やはり東京サイドとしては前半は相手に「持たせて」後半勝負を仕掛けるのはプラン通りだったという事でしょう。
実際東京は前半長いボールを蹴って川崎の選手達を走らせていて、それがジワリジワリと効いたのか川崎の選手達の動きが鈍くなってきていたのは事実です。
前半のうちに1失点を喫するのももしかすると想定内だったのかもしれません。
川崎は完全に90分間東京の掌の上で踊らされたという事でしょうか。
それだけに川崎としては前半ボールを持てていた内に追加点を挙げたかった所です。
そうなれば流石の東京と言えどもプランが狂い、後半、バランスを崩してまででも攻めて来た所をカウンターで仕留める、逆に川崎の掌の上で東京を踊らせるいう去年の味の素スタジアムでの多摩川クラシコのようになった筈です。


以上です。
これで東京は、ガンバとの天王山を制した首位浦和との勝ち点差を3とし、浦和への「挑戦者」としての権利を得る事が出来ました。
浦和戦までの間、東京はベガルタ仙台、鹿島アントラーズといった難敵と対戦しますがこの2試合を2連勝し、浦和にプレッシャーを掛けたい所です。

一方浦和との勝ち点差が9に開いた川崎は次節も等々力に、苦手なサンフレッチェ広島を迎え撃ちます。
2試合連続で逆転負けを喫している点についてはやはり穏やかではいられなくなるのは確かです。

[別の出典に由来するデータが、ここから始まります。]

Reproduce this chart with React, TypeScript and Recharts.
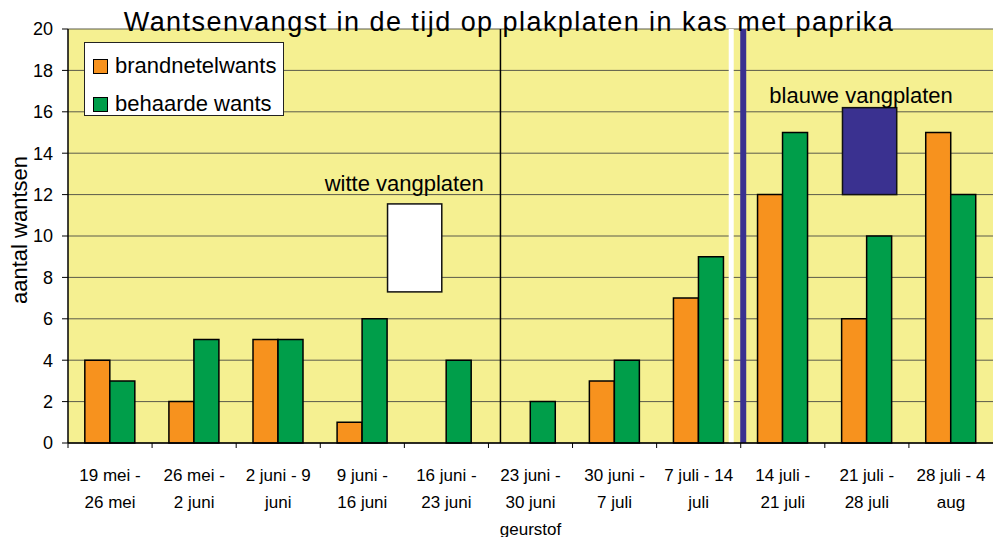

ですけれども川崎は点を取って勝ってきたチームです。
どれだけ多く点を取れるか、その為にどれだけチャンスを作れるか、チャンスを作る為にどれだけボールを動かして相手を動かせられるか、その為には自分達が出して動くを繰り返す事、これらを徹底的に突き詰めるしかありません。

「風間サッカーは限界だ」
「風間辞めろ。関さん(ジェフ千葉の監督でかつて川崎を率いていた関塚隆さん)戻ってきて~」
「守備がザル」

不平不満だけを口にするのは簡単です。
ですけれどもエルゴラッソで川崎担当の竹中玲央奈さんも記述していましたが、「もうこのサッカーは厳しい」と落胆していては先はありません。

実際東京が「持たせていた」と思っていたとしても前節の柏戦に比べれば船山が間で受けてくれていた影響か、ボールが横ではなく縦に走っていて何度もゴール前に迫っていたのはポジティブに捉えるべき材料だと思います。

広島戦では現状左サイドバックが誰もいないので、もしかすると風間監督は大胆な選手起用、システム採用をするかもしれません。
しかしどんなに人が入れ替わろうがスタート位置が変わろうが結局ボールを失わずに相手を叩きのめす川崎のスタイルを考えれば選手達が自分の足元ともう一度向き合うしかないのです。